[Request]: In the listing below, find every line with the string "chart" and pull it out.

[Dataset section]:
===

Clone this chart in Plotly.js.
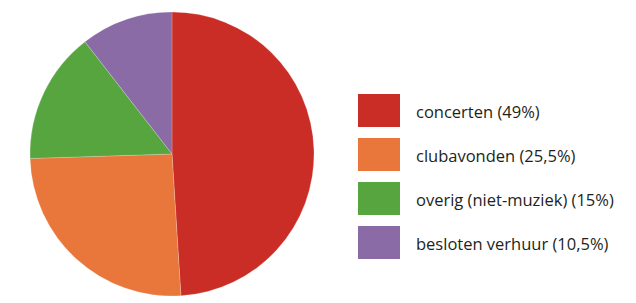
<!DOCTYPE html>
<html>
<head>
<meta charset="utf-8">
<script src="https://cdn.plot.ly/plotly-3.0.1.min.js"></script>
<style>html,body{margin:0;padding:0;background:#fff;}#chart{width:636px;height:303px;}</style>
</head>
<body>
<div id="chart"></div>
<script>
const categories = ["concerten", "clubavonden", "overig (niet-muziek)", "besloten verhuur"];
const values = [49, 25.5, 15, 10.5];
const valueLabels = ["49%", "25,5%", "15%", "10,5%"];
const colors = ["#C92D26", "#E9763B", "#57A53F", "#8A6BA5"];

const W = 636, H = 303;
const shapes = [];
const annotations = [];
categories.forEach((c, i) => {
  const y0 = 94 + i * 44;
  shapes.push({
    type: "rect", xref: "paper", yref: "paper",
    x0: 358 / W, x1: 400 / W,
    y0: 1 - (y0 + 33) / H, y1: 1 - y0 / H,
    fillcolor: colors[i], line: {width: 0}
  });
  annotations.push({
    xref: "paper", yref: "paper",
    x: 414 / W, y: 1 - (y0 + 17) / H,
    xanchor: "left", yanchor: "middle",
    text: c + " (" + valueLabels[i] + ")",
    showarrow: false,
    font: {family: "Open Sans", size: 16.5, color: "#231F20"}
  });
});

const data = [{
  type: "pie",
  labels: categories,
  values: values,
  sort: false,
  direction: "clockwise",
  rotation: 0,
  textinfo: "none",
  hoverinfo: "label+percent",
  marker: {colors: colors, line: {color: "rgba(255,255,255,0.4)", width: 0.5}},
  domain: {x: [30 / W, 314 / W], y: [1 - 296 / H, 1 - 12 / H]},
  showlegend: false
}];

const layout = {
  width: W, height: H,
  margin: {l: 0, r: 0, t: 0, b: 0},
  paper_bgcolor: "#fff",
  showlegend: false,
  shapes: shapes,
  annotations: annotations
};

Plotly.newPlot("chart", data, layout, {displayModeBar: false, staticPlot: true});
</script>
</body>
</html>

===

[Written response]:
Clone this chart in Plotly.js.
<style>html,body{margin:0;padding:0;background:#fff;}#chart{width:636px;height:303px;}</style>
<div id="chart"></div>
Plotly.newPlot("chart", data, layout, {displayModeBar: false, staticPlot: true});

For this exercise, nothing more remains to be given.